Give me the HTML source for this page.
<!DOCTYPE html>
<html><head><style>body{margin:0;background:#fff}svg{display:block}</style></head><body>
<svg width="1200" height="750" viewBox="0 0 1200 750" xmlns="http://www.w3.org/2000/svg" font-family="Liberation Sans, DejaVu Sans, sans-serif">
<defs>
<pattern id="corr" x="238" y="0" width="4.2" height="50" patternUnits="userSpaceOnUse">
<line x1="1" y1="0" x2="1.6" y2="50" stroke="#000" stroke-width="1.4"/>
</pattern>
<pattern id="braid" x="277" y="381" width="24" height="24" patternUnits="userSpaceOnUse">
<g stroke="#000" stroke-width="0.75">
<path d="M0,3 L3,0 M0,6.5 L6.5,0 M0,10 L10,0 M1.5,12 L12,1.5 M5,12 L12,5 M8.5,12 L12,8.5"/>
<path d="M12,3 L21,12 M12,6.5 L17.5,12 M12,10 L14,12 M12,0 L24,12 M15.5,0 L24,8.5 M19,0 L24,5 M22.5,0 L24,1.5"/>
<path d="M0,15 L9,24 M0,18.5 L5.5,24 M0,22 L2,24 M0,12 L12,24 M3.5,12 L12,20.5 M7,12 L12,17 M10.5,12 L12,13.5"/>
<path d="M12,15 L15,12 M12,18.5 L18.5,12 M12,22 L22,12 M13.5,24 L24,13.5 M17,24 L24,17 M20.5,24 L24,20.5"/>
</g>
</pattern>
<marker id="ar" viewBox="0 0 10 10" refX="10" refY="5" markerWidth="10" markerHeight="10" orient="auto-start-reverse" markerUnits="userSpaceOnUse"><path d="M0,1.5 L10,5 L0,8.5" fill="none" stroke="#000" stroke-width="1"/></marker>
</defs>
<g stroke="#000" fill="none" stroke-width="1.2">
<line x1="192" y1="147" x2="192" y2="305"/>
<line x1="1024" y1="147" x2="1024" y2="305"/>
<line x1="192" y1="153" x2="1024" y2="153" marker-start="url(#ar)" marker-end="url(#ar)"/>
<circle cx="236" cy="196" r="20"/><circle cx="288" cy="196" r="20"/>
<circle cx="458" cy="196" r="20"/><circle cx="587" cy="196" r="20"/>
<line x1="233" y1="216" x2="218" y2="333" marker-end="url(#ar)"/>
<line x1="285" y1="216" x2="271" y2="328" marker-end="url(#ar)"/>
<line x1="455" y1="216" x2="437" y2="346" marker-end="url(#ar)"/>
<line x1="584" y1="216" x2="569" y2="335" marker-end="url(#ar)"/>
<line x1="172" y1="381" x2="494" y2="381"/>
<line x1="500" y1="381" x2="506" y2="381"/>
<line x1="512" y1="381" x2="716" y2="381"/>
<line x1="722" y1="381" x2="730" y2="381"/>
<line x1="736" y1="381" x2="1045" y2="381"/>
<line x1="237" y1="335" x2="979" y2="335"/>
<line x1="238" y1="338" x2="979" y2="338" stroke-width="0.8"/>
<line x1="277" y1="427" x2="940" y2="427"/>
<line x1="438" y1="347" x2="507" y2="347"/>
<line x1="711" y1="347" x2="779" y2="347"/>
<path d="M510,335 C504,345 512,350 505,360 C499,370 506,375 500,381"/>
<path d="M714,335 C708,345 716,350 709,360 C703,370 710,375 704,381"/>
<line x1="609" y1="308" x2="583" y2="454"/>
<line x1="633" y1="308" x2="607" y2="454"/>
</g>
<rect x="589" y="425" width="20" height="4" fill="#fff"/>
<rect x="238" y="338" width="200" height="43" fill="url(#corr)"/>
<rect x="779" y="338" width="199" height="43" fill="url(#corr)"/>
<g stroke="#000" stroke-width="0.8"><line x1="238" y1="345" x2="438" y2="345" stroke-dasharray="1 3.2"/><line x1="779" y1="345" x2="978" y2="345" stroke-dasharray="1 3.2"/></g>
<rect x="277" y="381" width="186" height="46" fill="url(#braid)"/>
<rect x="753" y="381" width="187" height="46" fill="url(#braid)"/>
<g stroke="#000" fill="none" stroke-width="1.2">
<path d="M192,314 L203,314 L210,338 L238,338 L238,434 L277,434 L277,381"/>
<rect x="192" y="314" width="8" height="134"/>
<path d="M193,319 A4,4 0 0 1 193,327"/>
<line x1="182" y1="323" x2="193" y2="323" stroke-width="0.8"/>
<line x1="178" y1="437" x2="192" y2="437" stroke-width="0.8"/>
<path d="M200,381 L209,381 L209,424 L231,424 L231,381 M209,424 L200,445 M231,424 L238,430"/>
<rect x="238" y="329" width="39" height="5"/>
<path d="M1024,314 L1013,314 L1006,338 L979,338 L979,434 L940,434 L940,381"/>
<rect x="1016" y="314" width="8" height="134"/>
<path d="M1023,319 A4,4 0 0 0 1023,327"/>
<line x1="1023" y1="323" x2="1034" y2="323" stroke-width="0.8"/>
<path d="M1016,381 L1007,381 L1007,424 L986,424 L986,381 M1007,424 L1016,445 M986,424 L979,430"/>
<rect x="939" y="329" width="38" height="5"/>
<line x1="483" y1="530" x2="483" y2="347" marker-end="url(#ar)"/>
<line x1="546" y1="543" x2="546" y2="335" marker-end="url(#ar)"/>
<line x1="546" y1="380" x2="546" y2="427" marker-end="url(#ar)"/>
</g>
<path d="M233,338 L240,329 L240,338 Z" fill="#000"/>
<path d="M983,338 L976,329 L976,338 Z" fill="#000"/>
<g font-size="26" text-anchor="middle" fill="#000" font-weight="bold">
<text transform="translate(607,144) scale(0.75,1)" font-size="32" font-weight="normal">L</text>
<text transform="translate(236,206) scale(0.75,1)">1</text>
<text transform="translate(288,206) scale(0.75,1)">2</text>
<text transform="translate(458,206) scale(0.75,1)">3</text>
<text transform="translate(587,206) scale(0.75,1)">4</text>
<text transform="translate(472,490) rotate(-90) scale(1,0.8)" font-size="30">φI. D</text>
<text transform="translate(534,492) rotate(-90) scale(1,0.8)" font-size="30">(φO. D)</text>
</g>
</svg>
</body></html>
....................
-- Written task --
Extract each line from the listing above, please, and repeat it exactly.

-- Written response --
Give me the HTML source for this page.
<!DOCTYPE html>
<html><head><style>body{margin:0;background:#fff}svg{display:block}</style></head><body>
<svg width="1200" height="750" viewBox="0 0 1200 750" xmlns="http://www.w3.org/2000/svg" font-family="Liberation Sans, DejaVu Sans, sans-serif">
<defs>
<pattern id="corr" x="238" y="0" width="4.2" height="50" patternUnits="userSpaceOnUse">
<line x1="1" y1="0" x2="1.6" y2="50" stroke="#000" stroke-width="1.4"/>
</pattern>
<pattern id="braid" x="277" y="381" width="24" height="24" patternUnits="userSpaceOnUse">
<g stroke="#000" stroke-width="0.75">
<path d="M0,3 L3,0 M0,6.5 L6.5,0 M0,10 L10,0 M1.5,12 L12,1.5 M5,12 L12,5 M8.5,12 L12,8.5"/>
<path d="M12,3 L21,12 M12,6.5 L17.5,12 M12,10 L14,12 M12,0 L24,12 M15.5,0 L24,8.5 M19,0 L24,5 M22.5,0 L24,1.5"/>
<path d="M0,15 L9,24 M0,18.5 L5.5,24 M0,22 L2,24 M0,12 L12,24 M3.5,12 L12,20.5 M7,12 L12,17 M10.5,12 L12,13.5"/>
<path d="M12,15 L15,12 M12,18.5 L18.5,12 M12,22 L22,12 M13.5,24 L24,13.5 M17,24 L24,17 M20.5,24 L24,20.5"/>
</g>
</pattern>
<marker id="ar" viewBox="0 0 10 10" refX="10" refY="5" markerWidth="10" markerHeight="10" orient="auto-start-reverse" markerUnits="userSpaceOnUse"><path d="M0,1.5 L10,5 L0,8.5" fill="none" stroke="#000" stroke-width="1"/></marker>
</defs>
<g stroke="#000" fill="none" stroke-width="1.2">
<line x1="192" y1="147" x2="192" y2="305"/>
<line x1="1024" y1="147" x2="1024" y2="305"/>
<line x1="192" y1="153" x2="1024" y2="153" marker-start="url(#ar)" marker-end="url(#ar)"/>
<circle cx="236" cy="196" r="20"/><circle cx="288" cy="196" r="20"/>
<circle cx="458" cy="196" r="20"/><circle cx="587" cy="196" r="20"/>
<line x1="233" y1="216" x2="218" y2="333" marker-end="url(#ar)"/>
<line x1="285" y1="216" x2="271" y2="328" marker-end="url(#ar)"/>
<line x1="455" y1="216" x2="437" y2="346" marker-end="url(#ar)"/>
<line x1="584" y1="216" x2="569" y2="335" marker-end="url(#ar)"/>
<line x1="172" y1="381" x2="494" y2="381"/>
<line x1="500" y1="381" x2="506" y2="381"/>
<line x1="512" y1="381" x2="716" y2="381"/>
<line x1="722" y1="381" x2="730" y2="381"/>
<line x1="736" y1="381" x2="1045" y2="381"/>
<line x1="237" y1="335" x2="979" y2="335"/>
<line x1="238" y1="338" x2="979" y2="338" stroke-width="0.8"/>
<line x1="277" y1="427" x2="940" y2="427"/>
<line x1="438" y1="347" x2="507" y2="347"/>
<line x1="711" y1="347" x2="779" y2="347"/>
<path d="M510,335 C504,345 512,350 505,360 C499,370 506,375 500,381"/>
<path d="M714,335 C708,345 716,350 709,360 C703,370 710,375 704,381"/>
<line x1="609" y1="308" x2="583" y2="454"/>
<line x1="633" y1="308" x2="607" y2="454"/>
</g>
<rect x="589" y="425" width="20" height="4" fill="#fff"/>
<rect x="238" y="338" width="200" height="43" fill="url(#corr)"/>
<rect x="779" y="338" width="199" height="43" fill="url(#corr)"/>
<g stroke="#000" stroke-width="0.8"><line x1="238" y1="345" x2="438" y2="345" stroke-dasharray="1 3.2"/><line x1="779" y1="345" x2="978" y2="345" stroke-dasharray="1 3.2"/></g>
<rect x="277" y="381" width="186" height="46" fill="url(#braid)"/>
<rect x="753" y="381" width="187" height="46" fill="url(#braid)"/>
<g stroke="#000" fill="none" stroke-width="1.2">
<path d="M192,314 L203,314 L210,338 L238,338 L238,434 L277,434 L277,381"/>
<rect x="192" y="314" width="8" height="134"/>
<path d="M193,319 A4,4 0 0 1 193,327"/>
<line x1="182" y1="323" x2="193" y2="323" stroke-width="0.8"/>
<line x1="178" y1="437" x2="192" y2="437" stroke-width="0.8"/>
<path d="M200,381 L209,381 L209,424 L231,424 L231,381 M209,424 L200,445 M231,424 L238,430"/>
<rect x="238" y="329" width="39" height="5"/>
<path d="M1024,314 L1013,314 L1006,338 L979,338 L979,434 L940,434 L940,381"/>
<rect x="1016" y="314" width="8" height="134"/>
<path d="M1023,319 A4,4 0 0 0 1023,327"/>
<line x1="1023" y1="323" x2="1034" y2="323" stroke-width="0.8"/>
<path d="M1016,381 L1007,381 L1007,424 L986,424 L986,381 M1007,424 L1016,445 M986,424 L979,430"/>
<rect x="939" y="329" width="38" height="5"/>
<line x1="483" y1="530" x2="483" y2="347" marker-end="url(#ar)"/>
<line x1="546" y1="543" x2="546" y2="335" marker-end="url(#ar)"/>
<line x1="546" y1="380" x2="546" y2="427" marker-end="url(#ar)"/>
</g>
<path d="M233,338 L240,329 L240,338 Z" fill="#000"/>
<path d="M983,338 L976,329 L976,338 Z" fill="#000"/>
<g font-size="26" text-anchor="middle" fill="#000" font-weight="bold">
<text transform="translate(607,144) scale(0.75,1)" font-size="32" font-weight="normal">L</text>
<text transform="translate(236,206) scale(0.75,1)">1</text>
<text transform="translate(288,206) scale(0.75,1)">2</text>
<text transform="translate(458,206) scale(0.75,1)">3</text>
<text transform="translate(587,206) scale(0.75,1)">4</text>
<text transform="translate(472,490) rotate(-90) scale(1,0.8)" font-size="30">φI. D</text>
<text transform="translate(534,492) rotate(-90) scale(1,0.8)" font-size="30">(φO. D)</text>
</g>
</svg>
</body></html>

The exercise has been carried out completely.